Ho Chi Minh City
HO CHI MINH CITY (HCMC for short), still known as Saigon to its seven million or so inhabitants, is Vietnam's centre of commerce and the country's biggest city by far, though not its administrative capital – an honour that rests with Hanoi. Fuelled by the sweeping economic changes wrought by doi moi in 1986, this effervescent city, perched on the west bank of the Saigon River, is in the throes of a programme of re-invention shaking it to its French-built foundations. Years of rubbing shoulders with the consumer-oriented Americans made the Saigonese wise to how to coin a profit. Now they are pressing old, near-forgotten skills back into service, as the market economy shifts into gear again, challenging Singapore, Bangkok and the other traditional Southeast Asian powerhouses.
All the accoutrements of economic revival – fine restaurants, flash hotels, glitzy bars and clubs, and shops selling imported luxury goods – are here, adding a glossy veneer to the city's hotch-potch landscape of French stones of empire, venerable pagodas and austere, Soviet-style housing blocks. The city's architecture has been termed "tropical Baroque" – an apt description of the once-grand but now weather-beaten buildings scattered through the city. Sadly, Ho Chi Minh City is still full to bursting with people for whom economic progress has not yet translated into food, housing and jobs. Street children range through tourist enclaves hawking books, postcards, lottery tickets and cigarette lighters; limbless mendicants haul themselves about on crude trolleys; and watchful pickpockets prowl Dong Khoi on the lookout for unguarded wallets. Indeed, begging is now of such epidemic proportions in Ho Chi Minh City that tourists must quickly come to accept it as a hassle that goes with the territory. In addition, the arrival, en masse, of wealthy Westerners has lured many women into prostitution, for which the go-go bars of Dong Khoi became famous during the American War.

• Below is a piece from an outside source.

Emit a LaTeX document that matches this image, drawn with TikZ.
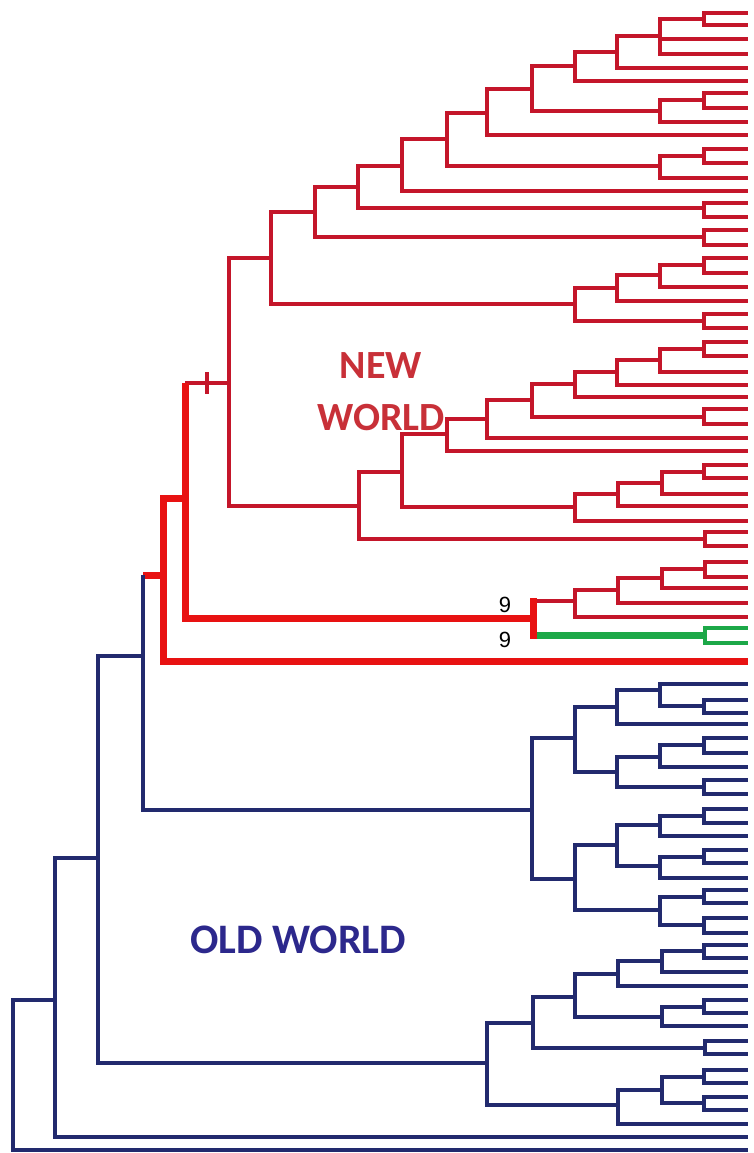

If Hanoi is a city of romance and mellow charms, then Ho Chi Minh is its antithesis, a fury of sights and sounds, and the crucible in which Vietnam's rallying fortunes are boiling. Few corners of the city afford respite from the cacophony of construction work casting up new office blocks and hotels with logic-defying speed. An increasing number of cars and minibuses jostle with an organic mass of state-of-the-art jeeps, landcruisers, Hondas and cyclo, choking the tree-lined streets and boulevards. Amid this melee, the local people go about their daily life: schoolgirls clad in the traditional silk ao dai glide past streetside baguette-sellers; women shoppers ride Hondas clad in gangster-style bandanas and shoulder-length gloves to protect their skin from the sun and dust; moneyed teenagers in designer jeans chirrup into mobile phones; and Buddhist monks walk with measured pace from shopfront to shopfront in search of alms. Adding a cosmopolitan dash to the mix is the influx of Western tourists and expats in the last decade or so, many of them French and American. Much of the fun of being in Ho Chi Minh City derives from the simple pleasure of absorbing its flurry of activity – something best done from the safety of a roadside café. To blink is to miss some new and singular sight, be it a cyclo piled high with wicker baskets of fruit, or a boy rapping out a staccato tattoo on pieces of bamboo to advertise noodles for sale.
It's one of Ho Chi Minh City's many charms that once you've exhausted, or been exhausted by, all it has to offer, paddy fields, beaches and wide-open countryside are not far away. The most popular trip out of the city is to the Cu Chi tunnels, where villagers dug themselves out of the range of American shelling. The tunnels are normally twinned with a tour around the fanciful Great Temple of the indigenous Cao Dai religion at Tay Ninh. A brief taster of the Mekong Delta at My Tho or a dip in the South China Sea at Mui Ne are also eminently possible in a long day's excursion.
The best time to visit tropical Ho Chi Minh City is in the dry season, which runs from December through to April. During the wet season, May to November, there are frequent tropical storms, though these won't disrupt your travels too much. Average temperatures, year-round, hover between 26 and 29°C; March, April and May are the hottest months.